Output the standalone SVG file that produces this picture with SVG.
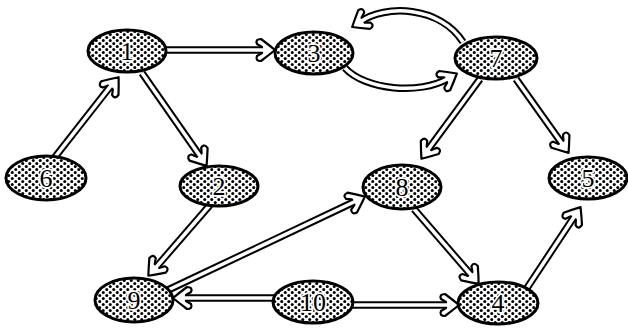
<svg xmlns="http://www.w3.org/2000/svg" xmlns:xlink="http://www.w3.org/1999/xlink" width="628" height="329" viewBox="0 0 628 329">
<style>
.node ellipse{fill:url(#dots);stroke:#000;stroke-width:3}
.node text{font-family:"Liberation Serif","DejaVu Serif",serif;font-size:26px;text-anchor:middle;fill:#000;stroke:#fff;stroke-width:3.5;paint-order:stroke;stroke-linejoin:round}
.so{fill:none;stroke:#000;stroke-width:7.5}
.si{fill:none;stroke:#fff;stroke-width:3.5}
.hd{fill:#fff;stroke:#000;stroke-width:2.2;stroke-linejoin:round}
</style>
<defs>
<pattern id="dots" patternUnits="userSpaceOnUse" width="7" height="6">
<rect width="7" height="6" fill="#fff"/>
<circle cx="1.75" cy="1.5" r="1.5" fill="#000"/>
<circle cx="5.25" cy="4.5" r="1.5" fill="#000"/>
</pattern>
<path id="ah" class="hd" d="M1,0 Q-5,-5 -13,-11 Q-19,-11 -17,-6 L-12,-3 L-12,3 L-17,6 Q-19,11 -13,11 Q-5,5 1,0 Z"/>
</defs>
<rect width="628" height="329" fill="#fff"/>
<g id="connectors">
<!-- 6 -> 1 -->
<g><path class="so" d="M55,157 L112,84.3"/><use xlink:href="#ah" transform="translate(118,78) rotate(-51.4)"/><path class="si" d="M55,157 L112,84.3"/></g>
<!-- 1 -> 2 -->
<g><path class="so" d="M142,73 L201,157.5"/><use xlink:href="#ah" transform="translate(206,165) rotate(55.2)"/><path class="si" d="M142,73 L201,157.5"/></g>
<!-- 1 -> 3 -->
<g><path class="so" d="M166,50 L265,50"/><use xlink:href="#ah" transform="translate(274,50)"/><path class="si" d="M166,50 L265,50"/></g>
<!-- 3 -> 7 -->
<g><path class="so" d="M345,68 C365,90 420,95 448,78.5"/><use xlink:href="#ah" transform="translate(456,74) rotate(-30)"/><path class="si" d="M345,68 C365,90 420,95 448,78.5"/></g>
<!-- 7 -> 3 -->
<g><path class="so" d="M463,42 C440,6 385,4 360,22"/><use xlink:href="#ah" transform="translate(353,26.5) rotate(148)"/><path class="si" d="M463,42 C440,6 385,4 360,22"/></g>
<!-- 7 -> 8 -->
<g><path class="so" d="M480,79 L427,151"/><use xlink:href="#ah" transform="translate(422,158) rotate(126.3)"/><path class="si" d="M480,79 L427,151"/></g>
<!-- 7 -> 5 -->
<g><path class="so" d="M516,79 L563,145"/><use xlink:href="#ah" transform="translate(568,152) rotate(54.5)"/><path class="si" d="M516,79 L563,145"/></g>
<!-- 2 -> 9 -->
<g><path class="so" d="M210,205 L155,268.5"/><use xlink:href="#ah" transform="translate(149,275) rotate(131.5)"/><path class="si" d="M210,205 L155,268.5"/></g>
<!-- 9 -> 8 -->
<g><path class="so" d="M168,290 L356,201"/><use xlink:href="#ah" transform="translate(364,197) rotate(-25.4)"/><path class="si" d="M168,290 L356,201"/></g>
<!-- 10 -> 9 -->
<g><path class="so" d="M274,298 L183,298"/><use xlink:href="#ah" transform="translate(174,298) rotate(180)"/><path class="si" d="M274,298 L183,298"/></g>
<!-- 10 -> 4 -->
<g><path class="so" d="M351,305 L449,305"/><use xlink:href="#ah" transform="translate(458,305)"/><path class="si" d="M351,305 L449,305"/></g>
<!-- 8 -> 4 -->
<g><path class="so" d="M414,209 L472,276"/><use xlink:href="#ah" transform="translate(478,283) rotate(49.1)"/><path class="si" d="M414,209 L472,276"/></g>
<!-- 4 -> 5 -->
<g><path class="so" d="M527,288 L575,215.5"/><use xlink:href="#ah" transform="translate(580,208) rotate(-56.5)"/><path class="si" d="M527,288 L575,215.5"/></g>
</g>
<g id="node1" class="node"><ellipse cx="127" cy="51" rx="39" ry="21"/><text x="127" y="60">1</text></g>
<g id="node2" class="node"><ellipse cx="219" cy="186" rx="39" ry="20"/><text x="219" y="195">2</text></g>
<g id="node3" class="node"><ellipse cx="314" cy="53" rx="39" ry="21"/><text x="314" y="62">3</text></g>
<g id="node4" class="node"><ellipse cx="498" cy="303" rx="40" ry="21"/><text x="498" y="312">4</text></g>
<g id="node5" class="node"><ellipse cx="588" cy="178" rx="39" ry="21"/><text x="588" y="187">5</text></g>
<g id="node6" class="node"><ellipse cx="46" cy="178" rx="40" ry="22"/><text x="46" y="187">6</text></g>
<g id="node7" class="node"><ellipse cx="496" cy="58" rx="41" ry="21"/><text x="496" y="67">7</text></g>
<g id="node8" class="node"><ellipse cx="402" cy="187" rx="39" ry="22"/><text x="402" y="196">8</text></g>
<g id="node9" class="node"><ellipse cx="134" cy="300" rx="39" ry="22"/><text x="134" y="309">9</text></g>
<g id="node10" class="node"><ellipse cx="313" cy="302" rx="40" ry="21"/><text x="313" y="311">10</text></g>
</svg>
+---+
Goal => Copy the listing over exactly, skipping the pictures it holds.

Answer to the problem =>
Output the standalone SVG file that produces this picture with SVG.
<svg xmlns="http://www.w3.org/2000/svg" xmlns:xlink="http://www.w3.org/1999/xlink" width="628" height="329" viewBox="0 0 628 329">
<style>
.node ellipse{fill:url(#dots);stroke:#000;stroke-width:3}
.node text{font-family:"Liberation Serif","DejaVu Serif",serif;font-size:26px;text-anchor:middle;fill:#000;stroke:#fff;stroke-width:3.5;paint-order:stroke;stroke-linejoin:round}
.so{fill:none;stroke:#000;stroke-width:7.5}
.si{fill:none;stroke:#fff;stroke-width:3.5}
.hd{fill:#fff;stroke:#000;stroke-width:2.2;stroke-linejoin:round}
</style>
<defs>
<pattern id="dots" patternUnits="userSpaceOnUse" width="7" height="6">
<rect width="7" height="6" fill="#fff"/>
<circle cx="1.75" cy="1.5" r="1.5" fill="#000"/>
<circle cx="5.25" cy="4.5" r="1.5" fill="#000"/>
</pattern>
<path id="ah" class="hd" d="M1,0 Q-5,-5 -13,-11 Q-19,-11 -17,-6 L-12,-3 L-12,3 L-17,6 Q-19,11 -13,11 Q-5,5 1,0 Z"/>
</defs>
<rect width="628" height="329" fill="#fff"/>
<g id="connectors">
<!-- 6 -> 1 -->
<g><path class="so" d="M55,157 L112,84.3"/><use xlink:href="#ah" transform="translate(118,78) rotate(-51.4)"/><path class="si" d="M55,157 L112,84.3"/></g>
<!-- 1 -> 2 -->
<g><path class="so" d="M142,73 L201,157.5"/><use xlink:href="#ah" transform="translate(206,165) rotate(55.2)"/><path class="si" d="M142,73 L201,157.5"/></g>
<!-- 1 -> 3 -->
<g><path class="so" d="M166,50 L265,50"/><use xlink:href="#ah" transform="translate(274,50)"/><path class="si" d="M166,50 L265,50"/></g>
<!-- 3 -> 7 -->
<g><path class="so" d="M345,68 C365,90 420,95 448,78.5"/><use xlink:href="#ah" transform="translate(456,74) rotate(-30)"/><path class="si" d="M345,68 C365,90 420,95 448,78.5"/></g>
<!-- 7 -> 3 -->
<g><path class="so" d="M463,42 C440,6 385,4 360,22"/><use xlink:href="#ah" transform="translate(353,26.5) rotate(148)"/><path class="si" d="M463,42 C440,6 385,4 360,22"/></g>
<!-- 7 -> 8 -->
<g><path class="so" d="M480,79 L427,151"/><use xlink:href="#ah" transform="translate(422,158) rotate(126.3)"/><path class="si" d="M480,79 L427,151"/></g>
<!-- 7 -> 5 -->
<g><path class="so" d="M516,79 L563,145"/><use xlink:href="#ah" transform="translate(568,152) rotate(54.5)"/><path class="si" d="M516,79 L563,145"/></g>
<!-- 2 -> 9 -->
<g><path class="so" d="M210,205 L155,268.5"/><use xlink:href="#ah" transform="translate(149,275) rotate(131.5)"/><path class="si" d="M210,205 L155,268.5"/></g>
<!-- 9 -> 8 -->
<g><path class="so" d="M168,290 L356,201"/><use xlink:href="#ah" transform="translate(364,197) rotate(-25.4)"/><path class="si" d="M168,290 L356,201"/></g>
<!-- 10 -> 9 -->
<g><path class="so" d="M274,298 L183,298"/><use xlink:href="#ah" transform="translate(174,298) rotate(180)"/><path class="si" d="M274,298 L183,298"/></g>
<!-- 10 -> 4 -->
<g><path class="so" d="M351,305 L449,305"/><use xlink:href="#ah" transform="translate(458,305)"/><path class="si" d="M351,305 L449,305"/></g>
<!-- 8 -> 4 -->
<g><path class="so" d="M414,209 L472,276"/><use xlink:href="#ah" transform="translate(478,283) rotate(49.1)"/><path class="si" d="M414,209 L472,276"/></g>
<!-- 4 -> 5 -->
<g><path class="so" d="M527,288 L575,215.5"/><use xlink:href="#ah" transform="translate(580,208) rotate(-56.5)"/><path class="si" d="M527,288 L575,215.5"/></g>
</g>
<g id="node1" class="node"><ellipse cx="127" cy="51" rx="39" ry="21"/><text x="127" y="60">1</text></g>
<g id="node2" class="node"><ellipse cx="219" cy="186" rx="39" ry="20"/><text x="219" y="195">2</text></g>
<g id="node3" class="node"><ellipse cx="314" cy="53" rx="39" ry="21"/><text x="314" y="62">3</text></g>
<g id="node4" class="node"><ellipse cx="498" cy="303" rx="40" ry="21"/><text x="498" y="312">4</text></g>
<g id="node5" class="node"><ellipse cx="588" cy="178" rx="39" ry="21"/><text x="588" y="187">5</text></g>
<g id="node6" class="node"><ellipse cx="46" cy="178" rx="40" ry="22"/><text x="46" y="187">6</text></g>
<g id="node7" class="node"><ellipse cx="496" cy="58" rx="41" ry="21"/><text x="496" y="67">7</text></g>
<g id="node8" class="node"><ellipse cx="402" cy="187" rx="39" ry="22"/><text x="402" y="196">8</text></g>
<g id="node9" class="node"><ellipse cx="134" cy="300" rx="39" ry="22"/><text x="134" y="309">9</text></g>
<g id="node10" class="node"><ellipse cx="313" cy="302" rx="40" ry="21"/><text x="313" y="311">10</text></g>
</svg>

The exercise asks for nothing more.